Baca juga: Benang Kusut Polemik Cadar
Sebagian yang lain juga tidak mengkritik kebijakan Sang Rektor, namun mereka justru sibuk mendiskusikan status hukum memakai cadar itu sendiri, yang memang terjadi silang pendapat di kalangan para mujtahid dan ahli fikih, antara yang mengatakan wajib, dan yang mengatakan sunah (jika ada jaminan aman dari fitnah). Maka, menurut kelompok ini, adalah salah jika kita menyalahkan Sang Rektor, karena tidak semua ulama mengatakan bercadar itu wajib.

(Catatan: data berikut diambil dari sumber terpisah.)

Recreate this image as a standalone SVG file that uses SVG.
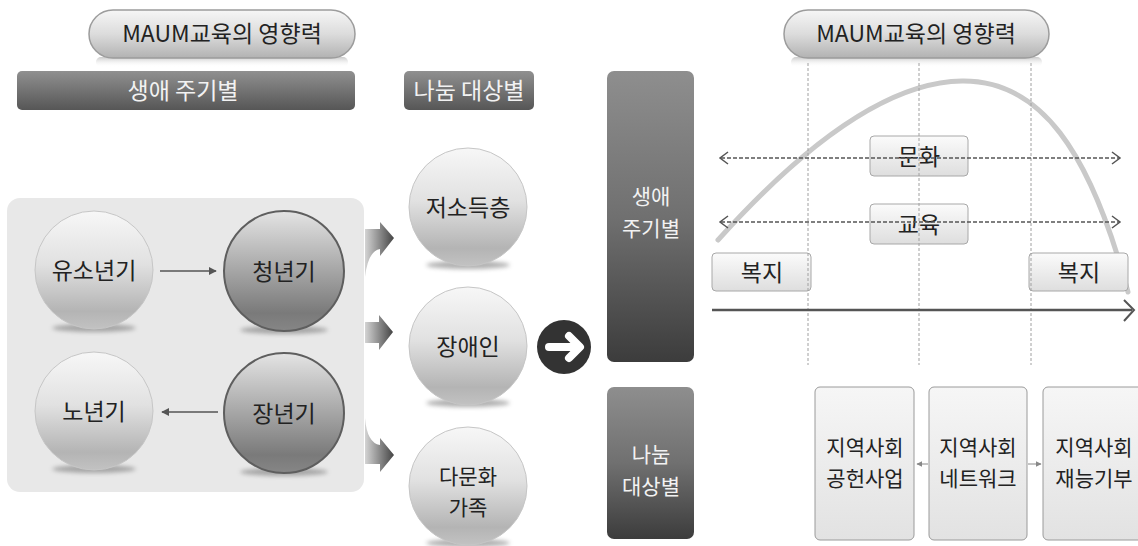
<svg xmlns="http://www.w3.org/2000/svg" width="1138" height="546" viewBox="0 0 1138 546">
<defs>
<linearGradient id="pill" x1="0" y1="0" x2="0" y2="1">
<stop offset="0" stop-color="#f6f6f6"/><stop offset="0.5" stop-color="#dcdcdc"/><stop offset="1" stop-color="#b2b2b2"/>
</linearGradient>
<linearGradient id="refl" x1="0" y1="0" x2="0" y2="1">
<stop offset="0" stop-color="#c4c4c4" stop-opacity="0.9"/><stop offset="1" stop-color="#ffffff" stop-opacity="0"/>
</linearGradient>
<linearGradient id="barH" x1="0" y1="0" x2="0" y2="1">
<stop offset="0" stop-color="#909090"/><stop offset="1" stop-color="#565656"/>
</linearGradient>
<linearGradient id="barV" x1="0" y1="0" x2="0" y2="1">
<stop offset="0" stop-color="#8e8e8e"/><stop offset="0.5" stop-color="#707070"/><stop offset="1" stop-color="#3c3c3c"/>
</linearGradient>
<linearGradient id="light" x1="0" y1="0" x2="0" y2="1">
<stop offset="0" stop-color="#f7f7f7"/><stop offset="0.45" stop-color="#e1e1e1"/><stop offset="0.85" stop-color="#b4b4b4"/><stop offset="1" stop-color="#c2c2c2"/>
</linearGradient>
<linearGradient id="dark" x1="0" y1="0" x2="0" y2="1">
<stop offset="0" stop-color="#e4e4e4"/><stop offset="0.4" stop-color="#b2b2b2"/><stop offset="0.85" stop-color="#7a7a7a"/><stop offset="1" stop-color="#868686"/>
</linearGradient>
<linearGradient id="fat" x1="0" y1="0" x2="1" y2="0">
<stop offset="0" stop-color="#d4d4d4"/><stop offset="1" stop-color="#444444"/>
</linearGradient>
<linearGradient id="box" x1="0" y1="0" x2="0" y2="1">
<stop offset="0" stop-color="#fbfbfb"/><stop offset="1" stop-color="#dedede"/>
</linearGradient>
<linearGradient id="tall" x1="0" y1="0" x2="0" y2="1">
<stop offset="0" stop-color="#f6f6f6"/><stop offset="1" stop-color="#e2e2e2"/>
</linearGradient>
<filter id="blur" x="-20%" y="-100%" width="140%" height="300%"><feGaussianBlur stdDeviation="2"/></filter>
<marker id="ah" viewBox="0 0 10 10" refX="9" refY="5" markerWidth="8" markerHeight="8" markerUnits="userSpaceOnUse" orient="auto-start-reverse">
<path d="M0,0 L10,5 L0,10 Z" fill="#555"/>
</marker>
<marker id="sa" viewBox="0 0 10 10" refX="9" refY="5" markerWidth="6" markerHeight="6" markerUnits="userSpaceOnUse" orient="auto-start-reverse">
<path d="M0,0 L10,5 L0,10 Z" fill="#888"/>
</marker>
</defs>
<style>
text{font-family:"Noto Sans CJK KR","Noto Sans",sans-serif;text-anchor:middle}
.t{font-size:23px;fill:#222}
.m{font-size:21px;fill:#222}
.w{font-size:23px;fill:#f2f2f2}
.wm{font-size:21px;fill:#f2f2f2}
.p{font-size:23px;fill:#222}
.pill{fill:url(#pill);stroke:#9c9c9c;stroke-width:1.5}
.refl{fill:url(#refl)}
.lc{fill:url(#light);stroke:#c6c6c6;stroke-width:1}
.dc{fill:url(#dark);stroke:#5e5e5e;stroke-width:2}
.sh{fill:#707070;opacity:0.55;filter:url(#blur)}
.bx{fill:url(#box);stroke:#a8a8a8;stroke-width:1}
.tb{fill:url(#tall);stroke:#9a9a9a;stroke-width:1}
.vd{stroke:#a0a0a0;stroke-width:1;stroke-dasharray:3 2;fill:none}
.hd{stroke:#555;stroke-width:1.5;stroke-dasharray:4 2;fill:none}
.chev{stroke:#555;stroke-width:1.5;fill:none}
.fat{fill:url(#fat)}
</style>

<!-- left panel -->
<rect x="7" y="198" width="357" height="294" rx="13" fill="#e8e8e8"/>

<g id="title-left">
<rect class="refl" x="96" y="57" width="252" height="10" rx="5"/>
<rect class="pill" x="89" y="10" width="266" height="48" rx="24"/>
<text class="p" x="222" y="42">MAUM교육의 영향력</text>
</g>
<g id="bar-lifecycle">
<rect x="17" y="71" width="338" height="39" rx="5" fill="url(#barH)"/>
<text class="w" x="183" y="99">생애 주기별</text>
</g>
<g id="bar-target">
<rect x="404" y="71" width="130" height="39" rx="5" fill="url(#barH)"/>
<text class="w" x="469" y="99">나눔 대상별</text>
</g>

<g id="node-youth">
<ellipse class="sh" cx="94" cy="328" rx="42" ry="4"/>
<circle class="lc" cx="94" cy="270" r="59"/>
<text class="t" x="94" y="279">유소년기</text>
</g>
<g id="node-young">
<ellipse class="sh" cx="284" cy="330" rx="44" ry="4"/>
<circle class="dc" cx="284" cy="271" r="60"/>
<text class="t" x="284" y="280">청년기</text>
</g>
<g id="node-old">
<ellipse class="sh" cx="94" cy="469" rx="42" ry="4"/>
<circle class="lc" cx="94" cy="411" r="59"/>
<text class="t" x="94" y="420">노년기</text>
</g>
<g id="node-middle">
<ellipse class="sh" cx="284" cy="472" rx="44" ry="4"/>
<circle class="dc" cx="284" cy="413" r="60"/>
<text class="t" x="284" y="422">장년기</text>
</g>

<g id="node-lowincome">
<ellipse class="sh" cx="468" cy="265" rx="42" ry="4"/>
<circle class="lc" cx="468" cy="207" r="59"/>
<text class="t" x="468" y="216">저소득층</text>
</g>
<g id="node-disabled">
<ellipse class="sh" cx="468" cy="403" rx="42" ry="4"/>
<circle class="lc" cx="468" cy="346" r="59"/>
<text class="t" x="468" y="355">장애인</text>
</g>
<g id="node-multicultural">
<ellipse class="sh" cx="468" cy="543" rx="42" ry="4"/>
<circle class="lc" cx="468" cy="486" r="59"/>
<text class="m" x="468" y="484">다문화</text>
<text class="m" x="468" y="515">가족</text>
</g>

<g id="icon-next">
<circle cx="564" cy="347" r="27" fill="#333"/>
<path d="M549,347 L578,347" stroke="#fff" stroke-width="8" stroke-linecap="round"/>
<path d="M569,336 L580,347 L569,358" stroke="#fff" stroke-width="8" stroke-linecap="round" stroke-linejoin="round" fill="none"/>
</g>

<!-- right side -->
<g id="title-right">
<rect class="refl" x="791" y="57" width="251" height="10" rx="5"/>
<rect class="pill" x="784" y="10" width="265" height="48" rx="24"/>
<text class="p" x="916" y="42">MAUM교육의 영향력</text>
</g>
<g id="vbar-lifecycle">
<rect x="607" y="71" width="87" height="291" rx="7" fill="url(#barV)"/>
<text class="wm" x="651" y="204">생애</text>
<text class="wm" x="651" y="236">주기별</text>
</g>
<g id="vbar-target">
<rect x="607" y="387" width="87" height="152" rx="7" fill="url(#barV)"/>
<text class="wm" x="651" y="462">나눔</text>
<text class="wm" x="651" y="494">대상별</text>
</g>

<path id="curve" d="M718,240 C790,160 880,82 962,81 C1040,80 1090,150 1128,292" fill="none" stroke="#c9c9c9" stroke-width="5" stroke-linecap="round"/>

<g id="node-culture">
<rect class="bx" x="870" y="136" width="98" height="40" rx="4"/>
<text class="t" x="919" y="165">문화</text>
</g>
<g id="node-education">
<rect class="bx" x="870" y="204" width="98" height="40" rx="4"/>
<text class="t" x="919" y="233">교육</text>
</g>
<g id="node-welfare-left">
<rect class="bx" x="712" y="253" width="99" height="38" rx="4"/>
<text class="t" x="762" y="281">복지</text>
</g>
<g id="node-welfare-right">
<rect class="bx" x="1029" y="253" width="99" height="38" rx="4"/>
<text class="t" x="1079" y="281">복지</text>
</g>

<g id="node-contribution">
<rect class="tb" x="815" y="387" width="99" height="153" rx="5"/>
<text class="m" x="865" y="455">지역사회</text>
<text class="m" x="865" y="486">공헌사업</text>
</g>
<g id="node-network">
<rect class="tb" x="929" y="387" width="98" height="153" rx="5"/>
<text class="m" x="978" y="455">지역사회</text>
<text class="m" x="978" y="486">네트워크</text>
</g>
<g id="node-talent">
<rect class="tb" x="1043" y="387" width="102" height="153" rx="5"/>
<text class="m" x="1094" y="455">지역사회</text>
<text class="m" x="1094" y="486">재능기부</text>
</g>

<g id="connectors">
<line x1="160" y1="271" x2="216" y2="271" stroke="#555" stroke-width="1.5" marker-end="url(#ah)"/>
<line x1="218" y1="412" x2="162" y2="412" stroke="#555" stroke-width="1.5" marker-end="url(#ah)"/>
<path class="fat" d="M365,229 L380,229 L380,222 L394,238 L380,256 L380,249 Q368,251 365,277 Z"/>
<path class="fat" d="M365,322 L379,322 L379,315 L393,332 L379,350 L379,343 L365,343 Z"/>
<path class="fat" d="M365,418 Q367,443 380,445 L380,438 L394,455 L380,472 L380,464 L365,464 Z"/>
<g id="guides">
<line class="vd" x1="808" y1="63" x2="808" y2="365"/>
<line class="vd" x1="919" y1="63" x2="919" y2="365"/>
<line class="vd" x1="1031" y1="63" x2="1031" y2="365"/>
</g>
<line class="hd" x1="721" y1="158" x2="1119" y2="158"/>
<path class="chev" d="M728,152 L720,158 L728,164 M1112,152 L1120,158 L1112,164"/>
<line class="hd" x1="721" y1="222" x2="1119" y2="222"/>
<path class="chev" d="M728,216 L720,222 L728,228 M1112,216 L1120,222 L1112,228"/>
<line x1="712" y1="310" x2="1132" y2="310" stroke="#555" stroke-width="2.5"/>
<path d="M1124,300 L1134,310 L1124,321" stroke="#555" stroke-width="2" fill="none"/>
<line x1="928" y1="464" x2="917" y2="464" stroke="#888" stroke-width="1" marker-end="url(#sa)"/>
<line x1="1028" y1="464" x2="1041" y2="464" stroke="#888" stroke-width="1" marker-end="url(#sa)"/>
</g>
</svg>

Maka bagaimanapun harus dikatakan, kegaduhan yang diciptakan golongan ini juga tidak pas. Mengapa? Sebab Si Rektor melarang cadar karena menganggap pakaian itu radikal. Titik. Itu artinya, baik ulama yang mengatakan bercadar itu wajib maupun yang mengatakan sunah, oleh Si Rektor dianggap radikal semua. Tidak ada bedanya. Nah, jika demikian, apa gunanya mereka membela Si Rektor dengan alasan itu adalah masalah khilafiyah?